В этом мире больше людей, настолько больше, что он стал маленьким и изведанным. И к тому же ты всегда можешь сбежать из своего племени в любое другое. Значит, мир личности иной, и в нем также иная битва за счастье.
Это все должно быть учитываемо, но не в общем, а в точных привязках к тем телам, для которых достигается счастье. Только тогда можно будет говорить о психологии и счастье для души.
Глава 4. Понимание
Что такое понимание, не знает никто. Я хочу сказать, что нет ни одной науки, которая могла бы это внятно объяснить. Я достаточно подробно исследовал это в «Науке думать».
Тем не менее, нет ни одного человека, который бы не знал и не понимал этого. Даже дети прекрасно чувствуют, когда их понимают, и умеют добиваться понимания. Это означает, что понимание – вещь глубинная, очевидно, доступная даже животным. Во всяком случае, мы вполне можем наблюдать, как животные понимают то, что мы от них хотим.

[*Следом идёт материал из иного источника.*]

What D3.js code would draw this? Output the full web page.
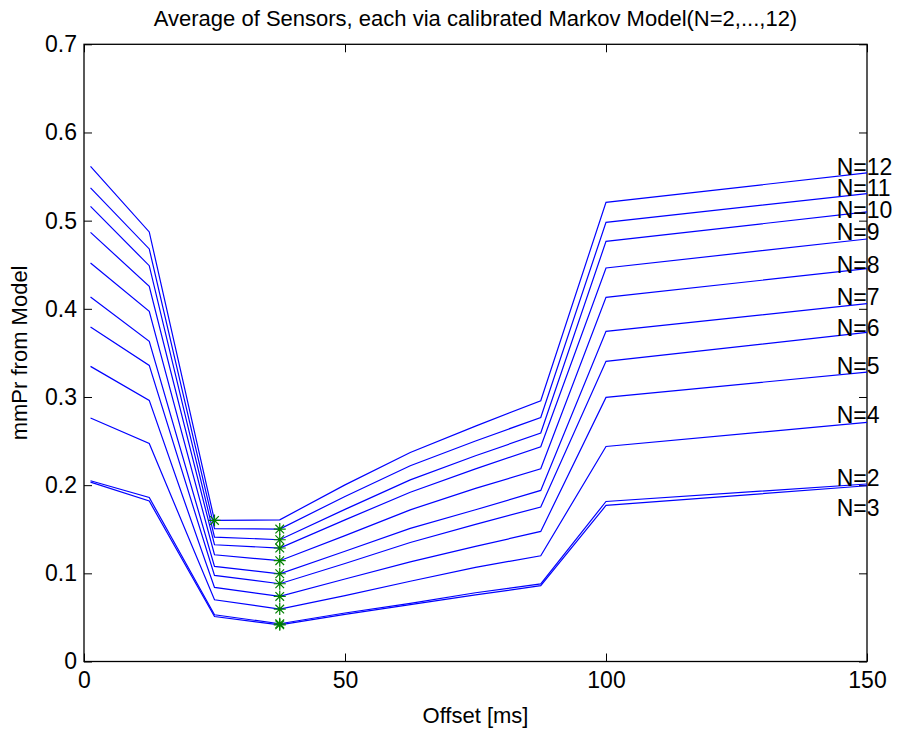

Конечно, такой подход разрушает естественно-научную теорию рефлекторной деятельности. Но это меня нисколько не смущает, поскольку ее давно отменило одно уж допущение существования души. Если душа есть, то рефлексы перестают иметь значение, поскольку оказываются не всеобщей теорией, объясняющей в человеке все через высшую нервную деятельность, а частной дисциплиной, относящейся к узкому перешейку, связующему душу с телом.